**Prompt**. Take the lines from the beginning of the material through the line containing "const fmt = (v: number)" and retype them exactly, leaving the pictures out.

**Data excerpt**.
(begin)

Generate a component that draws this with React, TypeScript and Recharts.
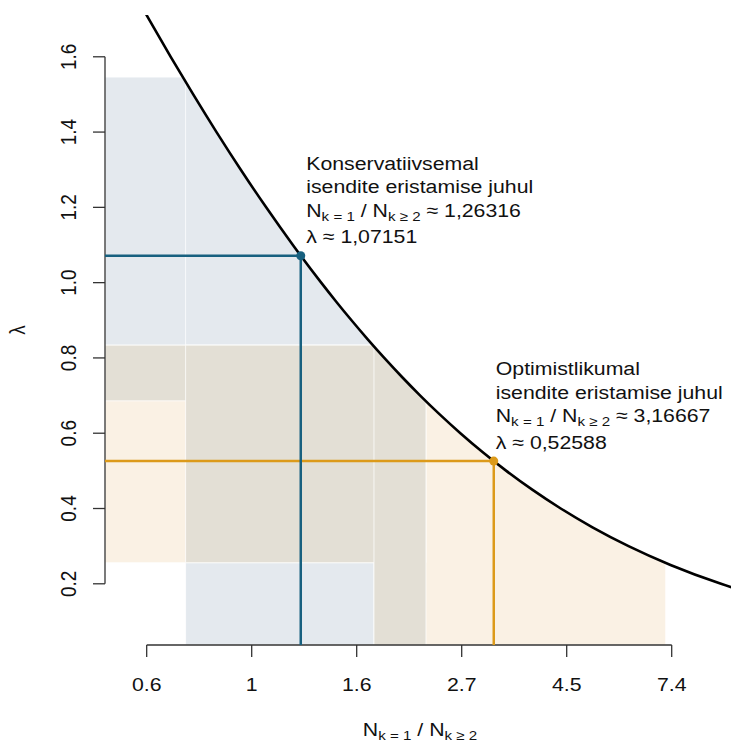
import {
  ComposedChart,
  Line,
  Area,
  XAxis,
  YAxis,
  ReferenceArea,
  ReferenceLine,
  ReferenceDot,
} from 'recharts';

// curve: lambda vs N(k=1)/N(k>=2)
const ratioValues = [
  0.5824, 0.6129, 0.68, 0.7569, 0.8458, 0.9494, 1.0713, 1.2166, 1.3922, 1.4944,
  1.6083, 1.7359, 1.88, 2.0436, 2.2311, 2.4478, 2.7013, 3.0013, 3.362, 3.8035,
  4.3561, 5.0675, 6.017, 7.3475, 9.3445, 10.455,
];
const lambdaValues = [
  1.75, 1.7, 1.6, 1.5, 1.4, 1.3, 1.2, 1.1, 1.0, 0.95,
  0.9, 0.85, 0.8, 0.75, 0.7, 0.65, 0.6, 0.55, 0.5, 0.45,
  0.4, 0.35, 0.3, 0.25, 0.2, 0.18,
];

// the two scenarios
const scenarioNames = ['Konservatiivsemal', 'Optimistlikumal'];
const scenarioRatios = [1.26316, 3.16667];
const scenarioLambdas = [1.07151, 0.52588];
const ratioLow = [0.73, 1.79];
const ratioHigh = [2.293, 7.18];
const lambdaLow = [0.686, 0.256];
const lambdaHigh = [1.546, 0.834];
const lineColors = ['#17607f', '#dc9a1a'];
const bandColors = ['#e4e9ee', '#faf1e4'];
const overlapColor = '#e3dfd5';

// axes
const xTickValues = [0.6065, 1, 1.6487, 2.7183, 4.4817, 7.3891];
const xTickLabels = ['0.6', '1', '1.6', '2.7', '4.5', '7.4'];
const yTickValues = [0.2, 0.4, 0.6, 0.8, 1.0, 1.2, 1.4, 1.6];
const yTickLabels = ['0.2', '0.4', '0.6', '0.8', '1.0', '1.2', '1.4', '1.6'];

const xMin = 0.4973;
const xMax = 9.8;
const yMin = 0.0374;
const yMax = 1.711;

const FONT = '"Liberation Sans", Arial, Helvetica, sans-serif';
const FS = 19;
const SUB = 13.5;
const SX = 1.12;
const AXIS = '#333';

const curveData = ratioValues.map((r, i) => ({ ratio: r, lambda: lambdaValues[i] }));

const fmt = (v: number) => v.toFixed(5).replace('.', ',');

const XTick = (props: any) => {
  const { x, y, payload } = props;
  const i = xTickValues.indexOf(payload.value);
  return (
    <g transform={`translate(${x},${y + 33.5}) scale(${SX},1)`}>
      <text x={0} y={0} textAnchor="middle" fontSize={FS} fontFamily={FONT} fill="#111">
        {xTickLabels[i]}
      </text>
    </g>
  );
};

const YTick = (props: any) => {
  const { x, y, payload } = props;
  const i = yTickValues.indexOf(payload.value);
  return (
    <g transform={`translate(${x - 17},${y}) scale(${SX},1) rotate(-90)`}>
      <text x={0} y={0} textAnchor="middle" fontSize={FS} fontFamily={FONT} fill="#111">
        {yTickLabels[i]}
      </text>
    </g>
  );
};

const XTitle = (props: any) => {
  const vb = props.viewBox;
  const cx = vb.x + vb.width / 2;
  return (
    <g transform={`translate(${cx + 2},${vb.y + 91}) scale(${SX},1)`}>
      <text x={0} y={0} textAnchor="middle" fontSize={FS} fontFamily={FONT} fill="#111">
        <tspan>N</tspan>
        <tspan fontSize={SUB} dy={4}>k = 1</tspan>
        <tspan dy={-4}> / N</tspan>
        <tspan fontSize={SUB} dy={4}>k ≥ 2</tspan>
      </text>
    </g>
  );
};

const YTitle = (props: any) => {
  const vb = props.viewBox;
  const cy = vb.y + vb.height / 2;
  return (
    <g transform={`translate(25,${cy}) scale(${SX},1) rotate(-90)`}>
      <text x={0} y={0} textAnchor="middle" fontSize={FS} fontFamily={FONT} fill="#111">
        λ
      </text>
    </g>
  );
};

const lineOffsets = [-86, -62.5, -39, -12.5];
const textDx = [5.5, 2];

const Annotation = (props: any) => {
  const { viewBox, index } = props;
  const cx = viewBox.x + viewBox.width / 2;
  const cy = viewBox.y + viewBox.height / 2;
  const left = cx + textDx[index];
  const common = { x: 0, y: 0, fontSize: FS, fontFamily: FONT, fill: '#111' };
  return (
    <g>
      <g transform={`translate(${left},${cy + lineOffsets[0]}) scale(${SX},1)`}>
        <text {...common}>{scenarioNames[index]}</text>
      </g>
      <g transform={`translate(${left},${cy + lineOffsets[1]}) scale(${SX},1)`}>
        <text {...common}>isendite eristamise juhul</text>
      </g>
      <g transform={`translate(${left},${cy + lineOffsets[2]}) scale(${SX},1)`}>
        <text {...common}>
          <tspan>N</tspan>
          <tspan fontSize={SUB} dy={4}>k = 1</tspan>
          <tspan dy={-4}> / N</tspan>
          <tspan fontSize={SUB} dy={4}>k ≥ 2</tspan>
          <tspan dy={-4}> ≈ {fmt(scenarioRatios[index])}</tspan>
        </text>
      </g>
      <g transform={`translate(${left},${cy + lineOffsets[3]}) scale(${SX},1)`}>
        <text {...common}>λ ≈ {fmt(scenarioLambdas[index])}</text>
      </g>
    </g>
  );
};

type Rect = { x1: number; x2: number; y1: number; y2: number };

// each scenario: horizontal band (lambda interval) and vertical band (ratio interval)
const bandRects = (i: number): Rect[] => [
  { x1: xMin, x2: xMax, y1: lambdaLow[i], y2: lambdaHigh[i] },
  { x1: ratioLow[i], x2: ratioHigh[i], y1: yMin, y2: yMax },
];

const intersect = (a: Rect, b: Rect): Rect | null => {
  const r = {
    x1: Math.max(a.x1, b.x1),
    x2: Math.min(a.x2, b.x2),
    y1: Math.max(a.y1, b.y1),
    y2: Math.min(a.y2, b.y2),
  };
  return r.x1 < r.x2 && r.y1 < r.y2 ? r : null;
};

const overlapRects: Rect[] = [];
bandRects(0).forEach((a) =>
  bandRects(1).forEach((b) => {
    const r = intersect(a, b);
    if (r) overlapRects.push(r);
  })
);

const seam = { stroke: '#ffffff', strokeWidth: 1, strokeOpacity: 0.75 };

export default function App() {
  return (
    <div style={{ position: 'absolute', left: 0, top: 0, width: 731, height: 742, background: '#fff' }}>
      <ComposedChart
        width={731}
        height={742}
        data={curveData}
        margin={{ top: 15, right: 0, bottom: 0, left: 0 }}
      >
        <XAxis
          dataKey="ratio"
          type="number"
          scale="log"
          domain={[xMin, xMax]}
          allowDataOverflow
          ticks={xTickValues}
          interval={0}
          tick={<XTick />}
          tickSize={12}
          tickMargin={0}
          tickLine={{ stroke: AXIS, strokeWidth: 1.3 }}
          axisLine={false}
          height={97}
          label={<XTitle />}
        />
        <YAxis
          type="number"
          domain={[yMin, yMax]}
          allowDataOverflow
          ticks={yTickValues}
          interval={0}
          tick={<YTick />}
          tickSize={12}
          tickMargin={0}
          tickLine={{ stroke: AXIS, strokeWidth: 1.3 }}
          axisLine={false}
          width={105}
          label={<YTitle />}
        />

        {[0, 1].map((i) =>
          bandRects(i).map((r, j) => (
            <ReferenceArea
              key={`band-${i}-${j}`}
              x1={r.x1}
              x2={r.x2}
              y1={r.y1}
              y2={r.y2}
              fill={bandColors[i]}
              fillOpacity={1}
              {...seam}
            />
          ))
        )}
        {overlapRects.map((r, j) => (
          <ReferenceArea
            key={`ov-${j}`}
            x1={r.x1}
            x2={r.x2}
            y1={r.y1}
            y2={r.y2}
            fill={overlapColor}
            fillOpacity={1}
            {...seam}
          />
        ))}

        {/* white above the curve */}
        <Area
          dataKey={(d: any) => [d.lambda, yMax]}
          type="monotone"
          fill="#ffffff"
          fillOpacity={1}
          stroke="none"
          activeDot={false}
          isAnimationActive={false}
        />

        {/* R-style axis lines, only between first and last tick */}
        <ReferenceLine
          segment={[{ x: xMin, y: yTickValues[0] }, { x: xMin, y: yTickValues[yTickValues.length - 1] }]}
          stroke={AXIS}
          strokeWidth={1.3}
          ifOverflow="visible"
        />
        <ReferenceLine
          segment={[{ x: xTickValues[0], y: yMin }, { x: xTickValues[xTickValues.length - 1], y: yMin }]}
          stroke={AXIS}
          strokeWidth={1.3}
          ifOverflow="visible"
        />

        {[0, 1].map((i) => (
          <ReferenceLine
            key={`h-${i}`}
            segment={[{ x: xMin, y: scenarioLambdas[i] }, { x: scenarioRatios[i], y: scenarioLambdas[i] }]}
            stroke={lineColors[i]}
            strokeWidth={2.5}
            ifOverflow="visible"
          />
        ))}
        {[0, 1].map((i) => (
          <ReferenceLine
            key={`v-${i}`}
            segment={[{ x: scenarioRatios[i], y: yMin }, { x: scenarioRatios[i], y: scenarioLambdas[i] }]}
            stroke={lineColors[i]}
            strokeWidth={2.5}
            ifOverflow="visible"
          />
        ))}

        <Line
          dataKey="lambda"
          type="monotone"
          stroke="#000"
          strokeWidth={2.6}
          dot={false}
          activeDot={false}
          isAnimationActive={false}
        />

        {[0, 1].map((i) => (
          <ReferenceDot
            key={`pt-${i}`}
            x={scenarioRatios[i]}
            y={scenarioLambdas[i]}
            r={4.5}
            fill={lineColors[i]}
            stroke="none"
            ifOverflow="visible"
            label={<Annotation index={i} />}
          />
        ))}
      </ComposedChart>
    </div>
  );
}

(end)

**Answer to this task**.
Generate a component that draws this with React, TypeScript and Recharts.
import {
  ComposedChart,
  Line,
  Area,
  XAxis,
  YAxis,
  ReferenceArea,
  ReferenceLine,
  ReferenceDot,
} from 'recharts';

// curve: lambda vs N(k=1)/N(k>=2)
const ratioValues = [
  0.5824, 0.6129, 0.68, 0.7569, 0.8458, 0.9494, 1.0713, 1.2166, 1.3922, 1.4944,
  1.6083, 1.7359, 1.88, 2.0436, 2.2311, 2.4478, 2.7013, 3.0013, 3.362, 3.8035,
  4.3561, 5.0675, 6.017, 7.3475, 9.3445, 10.455,
];
const lambdaValues = [
  1.75, 1.7, 1.6, 1.5, 1.4, 1.3, 1.2, 1.1, 1.0, 0.95,
  0.9, 0.85, 0.8, 0.75, 0.7, 0.65, 0.6, 0.55, 0.5, 0.45,
  0.4, 0.35, 0.3, 0.25, 0.2, 0.18,
];

// the two scenarios
const scenarioNames = ['Konservatiivsemal', 'Optimistlikumal'];
const scenarioRatios = [1.26316, 3.16667];
const scenarioLambdas = [1.07151, 0.52588];
const ratioLow = [0.73, 1.79];
const ratioHigh = [2.293, 7.18];
const lambdaLow = [0.686, 0.256];
const lambdaHigh = [1.546, 0.834];
const lineColors = ['#17607f', '#dc9a1a'];
const bandColors = ['#e4e9ee', '#faf1e4'];
const overlapColor = '#e3dfd5';

// axes
const xTickValues = [0.6065, 1, 1.6487, 2.7183, 4.4817, 7.3891];
const xTickLabels = ['0.6', '1', '1.6', '2.7', '4.5', '7.4'];
const yTickValues = [0.2, 0.4, 0.6, 0.8, 1.0, 1.2, 1.4, 1.6];
const yTickLabels = ['0.2', '0.4', '0.6', '0.8', '1.0', '1.2', '1.4', '1.6'];

const xMin = 0.4973;
const xMax = 9.8;
const yMin = 0.0374;
const yMax = 1.711;

const FONT = '"Liberation Sans", Arial, Helvetica, sans-serif';
const FS = 19;
const SUB = 13.5;
const SX = 1.12;
const AXIS = '#333';

const curveData = ratioValues.map((r, i) => ({ ratio: r, lambda: lambdaValues[i] }));

const fmt = (v: number) => v.toFixed(5).replace('.', ',');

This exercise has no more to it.